→ Data extract
— start —

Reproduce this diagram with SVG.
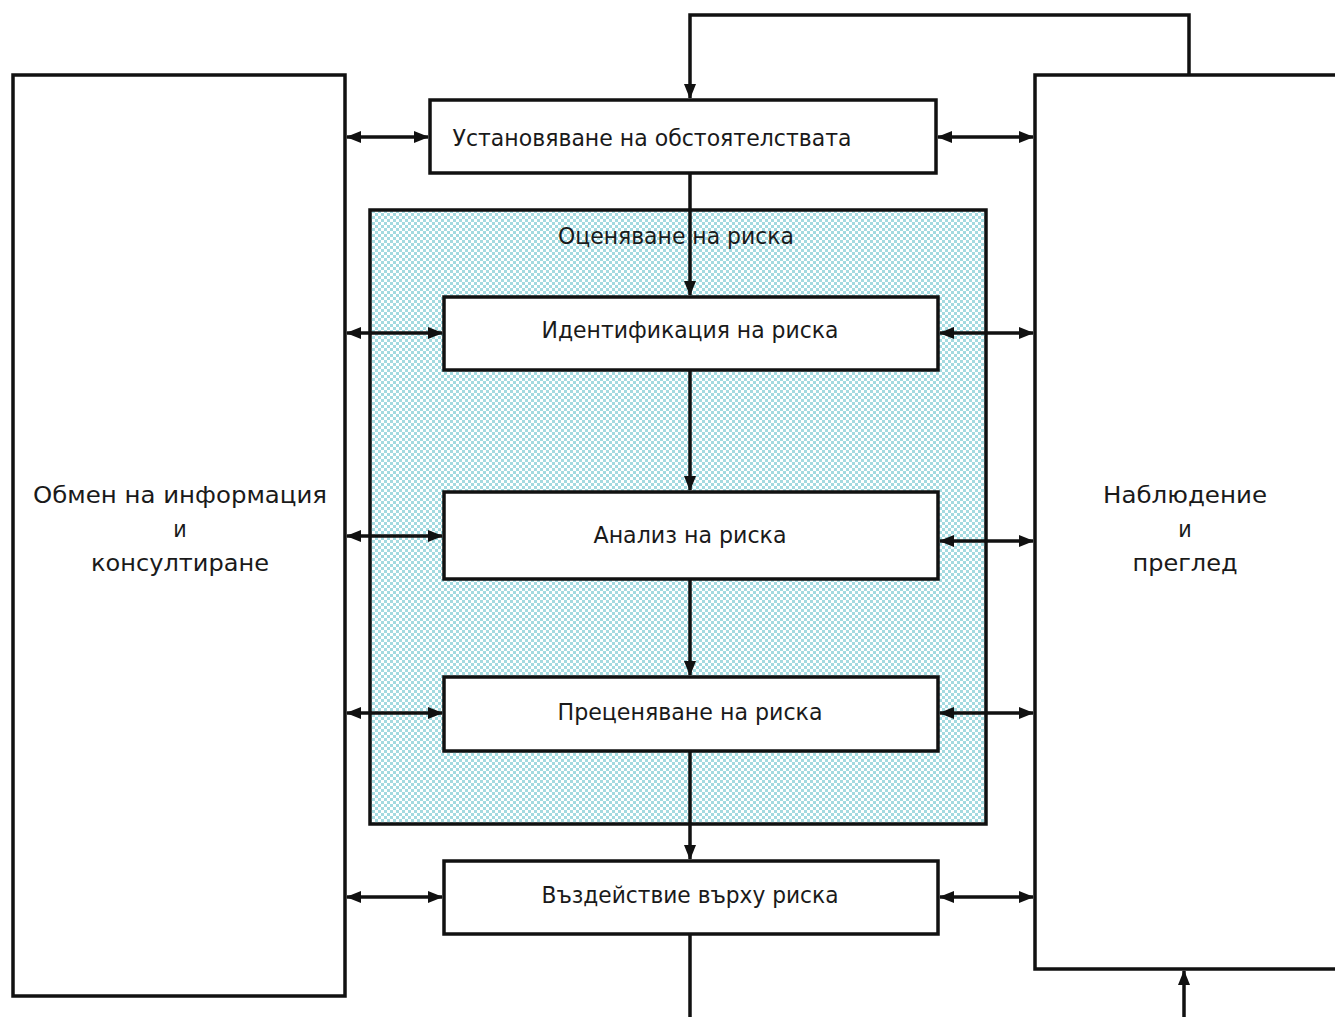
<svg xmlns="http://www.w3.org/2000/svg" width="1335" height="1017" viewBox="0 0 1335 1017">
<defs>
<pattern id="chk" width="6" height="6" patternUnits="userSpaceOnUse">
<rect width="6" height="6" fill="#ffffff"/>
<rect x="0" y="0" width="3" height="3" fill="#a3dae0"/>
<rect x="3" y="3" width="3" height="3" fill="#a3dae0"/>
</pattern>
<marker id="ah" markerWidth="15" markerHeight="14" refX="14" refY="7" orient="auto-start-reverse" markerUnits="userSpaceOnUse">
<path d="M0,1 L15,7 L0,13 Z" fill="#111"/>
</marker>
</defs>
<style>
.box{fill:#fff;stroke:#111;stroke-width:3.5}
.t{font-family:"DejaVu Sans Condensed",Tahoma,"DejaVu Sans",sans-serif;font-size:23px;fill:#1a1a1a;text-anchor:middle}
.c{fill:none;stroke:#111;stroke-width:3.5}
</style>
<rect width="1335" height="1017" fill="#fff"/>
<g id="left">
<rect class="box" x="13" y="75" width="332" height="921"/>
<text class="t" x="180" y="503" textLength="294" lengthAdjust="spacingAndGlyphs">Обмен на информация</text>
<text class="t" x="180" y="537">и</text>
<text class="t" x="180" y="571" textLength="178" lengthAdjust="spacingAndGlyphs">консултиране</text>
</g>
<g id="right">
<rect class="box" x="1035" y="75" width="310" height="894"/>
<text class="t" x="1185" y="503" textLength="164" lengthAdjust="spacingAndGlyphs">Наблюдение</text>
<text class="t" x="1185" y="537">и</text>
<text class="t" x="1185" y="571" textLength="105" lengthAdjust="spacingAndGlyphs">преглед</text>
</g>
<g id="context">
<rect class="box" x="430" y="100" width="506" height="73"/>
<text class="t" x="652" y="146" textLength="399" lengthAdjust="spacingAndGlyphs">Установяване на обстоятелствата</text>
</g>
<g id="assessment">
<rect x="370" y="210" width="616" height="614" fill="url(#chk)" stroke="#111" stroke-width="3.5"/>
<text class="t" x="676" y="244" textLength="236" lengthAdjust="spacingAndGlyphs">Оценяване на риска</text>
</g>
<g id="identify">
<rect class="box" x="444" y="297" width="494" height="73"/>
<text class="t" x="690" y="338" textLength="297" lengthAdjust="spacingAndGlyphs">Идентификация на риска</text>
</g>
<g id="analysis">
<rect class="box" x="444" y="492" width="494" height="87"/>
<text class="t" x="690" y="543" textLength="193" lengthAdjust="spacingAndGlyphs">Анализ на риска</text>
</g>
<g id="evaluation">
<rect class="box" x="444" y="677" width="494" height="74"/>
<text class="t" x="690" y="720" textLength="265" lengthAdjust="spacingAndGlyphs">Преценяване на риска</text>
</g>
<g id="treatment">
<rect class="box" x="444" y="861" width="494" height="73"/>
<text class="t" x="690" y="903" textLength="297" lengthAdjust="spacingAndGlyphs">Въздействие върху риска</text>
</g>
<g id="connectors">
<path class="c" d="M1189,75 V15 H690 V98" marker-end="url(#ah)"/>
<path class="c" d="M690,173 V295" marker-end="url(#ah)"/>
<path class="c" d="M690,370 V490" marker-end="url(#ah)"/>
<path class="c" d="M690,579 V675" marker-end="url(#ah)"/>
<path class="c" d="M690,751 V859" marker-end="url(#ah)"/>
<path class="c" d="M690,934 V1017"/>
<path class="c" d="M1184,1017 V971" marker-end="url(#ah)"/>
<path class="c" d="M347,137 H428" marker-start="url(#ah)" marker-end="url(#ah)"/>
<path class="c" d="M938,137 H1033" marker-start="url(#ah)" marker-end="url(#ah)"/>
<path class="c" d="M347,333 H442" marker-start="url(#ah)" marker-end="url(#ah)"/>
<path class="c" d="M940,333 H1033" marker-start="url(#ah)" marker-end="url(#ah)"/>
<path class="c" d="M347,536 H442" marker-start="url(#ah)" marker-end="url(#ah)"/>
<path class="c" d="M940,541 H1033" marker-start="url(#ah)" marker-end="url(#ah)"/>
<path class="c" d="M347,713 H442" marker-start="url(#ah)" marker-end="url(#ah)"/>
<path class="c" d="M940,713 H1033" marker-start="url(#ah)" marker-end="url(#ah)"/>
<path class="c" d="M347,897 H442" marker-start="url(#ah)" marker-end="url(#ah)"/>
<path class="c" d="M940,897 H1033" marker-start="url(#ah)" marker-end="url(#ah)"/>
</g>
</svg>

— end —

→ Work to be completed
Set the pictures aside and transcribe the data above exactly.

→ Problem solution
Reproduce this diagram with SVG.
<svg xmlns="http://www.w3.org/2000/svg" width="1335" height="1017" viewBox="0 0 1335 1017">
<defs>
<pattern id="chk" width="6" height="6" patternUnits="userSpaceOnUse">
<rect width="6" height="6" fill="#ffffff"/>
<rect x="0" y="0" width="3" height="3" fill="#a3dae0"/>
<rect x="3" y="3" width="3" height="3" fill="#a3dae0"/>
</pattern>
<marker id="ah" markerWidth="15" markerHeight="14" refX="14" refY="7" orient="auto-start-reverse" markerUnits="userSpaceOnUse">
<path d="M0,1 L15,7 L0,13 Z" fill="#111"/>
</marker>
</defs>
<style>
.box{fill:#fff;stroke:#111;stroke-width:3.5}
.t{font-family:"DejaVu Sans Condensed",Tahoma,"DejaVu Sans",sans-serif;font-size:23px;fill:#1a1a1a;text-anchor:middle}
.c{fill:none;stroke:#111;stroke-width:3.5}
</style>
<rect width="1335" height="1017" fill="#fff"/>
<g id="left">
<rect class="box" x="13" y="75" width="332" height="921"/>
<text class="t" x="180" y="503" textLength="294" lengthAdjust="spacingAndGlyphs">Обмен на информация</text>
<text class="t" x="180" y="537">и</text>
<text class="t" x="180" y="571" textLength="178" lengthAdjust="spacingAndGlyphs">консултиране</text>
</g>
<g id="right">
<rect class="box" x="1035" y="75" width="310" height="894"/>
<text class="t" x="1185" y="503" textLength="164" lengthAdjust="spacingAndGlyphs">Наблюдение</text>
<text class="t" x="1185" y="537">и</text>
<text class="t" x="1185" y="571" textLength="105" lengthAdjust="spacingAndGlyphs">преглед</text>
</g>
<g id="context">
<rect class="box" x="430" y="100" width="506" height="73"/>
<text class="t" x="652" y="146" textLength="399" lengthAdjust="spacingAndGlyphs">Установяване на обстоятелствата</text>
</g>
<g id="assessment">
<rect x="370" y="210" width="616" height="614" fill="url(#chk)" stroke="#111" stroke-width="3.5"/>
<text class="t" x="676" y="244" textLength="236" lengthAdjust="spacingAndGlyphs">Оценяване на риска</text>
</g>
<g id="identify">
<rect class="box" x="444" y="297" width="494" height="73"/>
<text class="t" x="690" y="338" textLength="297" lengthAdjust="spacingAndGlyphs">Идентификация на риска</text>
</g>
<g id="analysis">
<rect class="box" x="444" y="492" width="494" height="87"/>
<text class="t" x="690" y="543" textLength="193" lengthAdjust="spacingAndGlyphs">Анализ на риска</text>
</g>
<g id="evaluation">
<rect class="box" x="444" y="677" width="494" height="74"/>
<text class="t" x="690" y="720" textLength="265" lengthAdjust="spacingAndGlyphs">Преценяване на риска</text>
</g>
<g id="treatment">
<rect class="box" x="444" y="861" width="494" height="73"/>
<text class="t" x="690" y="903" textLength="297" lengthAdjust="spacingAndGlyphs">Въздействие върху риска</text>
</g>
<g id="connectors">
<path class="c" d="M1189,75 V15 H690 V98" marker-end="url(#ah)"/>
<path class="c" d="M690,173 V295" marker-end="url(#ah)"/>
<path class="c" d="M690,370 V490" marker-end="url(#ah)"/>
<path class="c" d="M690,579 V675" marker-end="url(#ah)"/>
<path class="c" d="M690,751 V859" marker-end="url(#ah)"/>
<path class="c" d="M690,934 V1017"/>
<path class="c" d="M1184,1017 V971" marker-end="url(#ah)"/>
<path class="c" d="M347,137 H428" marker-start="url(#ah)" marker-end="url(#ah)"/>
<path class="c" d="M938,137 H1033" marker-start="url(#ah)" marker-end="url(#ah)"/>
<path class="c" d="M347,333 H442" marker-start="url(#ah)" marker-end="url(#ah)"/>
<path class="c" d="M940,333 H1033" marker-start="url(#ah)" marker-end="url(#ah)"/>
<path class="c" d="M347,536 H442" marker-start="url(#ah)" marker-end="url(#ah)"/>
<path class="c" d="M940,541 H1033" marker-start="url(#ah)" marker-end="url(#ah)"/>
<path class="c" d="M347,713 H442" marker-start="url(#ah)" marker-end="url(#ah)"/>
<path class="c" d="M940,713 H1033" marker-start="url(#ah)" marker-end="url(#ah)"/>
<path class="c" d="M347,897 H442" marker-start="url(#ah)" marker-end="url(#ah)"/>
<path class="c" d="M940,897 H1033" marker-start="url(#ah)" marker-end="url(#ah)"/>
</g>
</svg>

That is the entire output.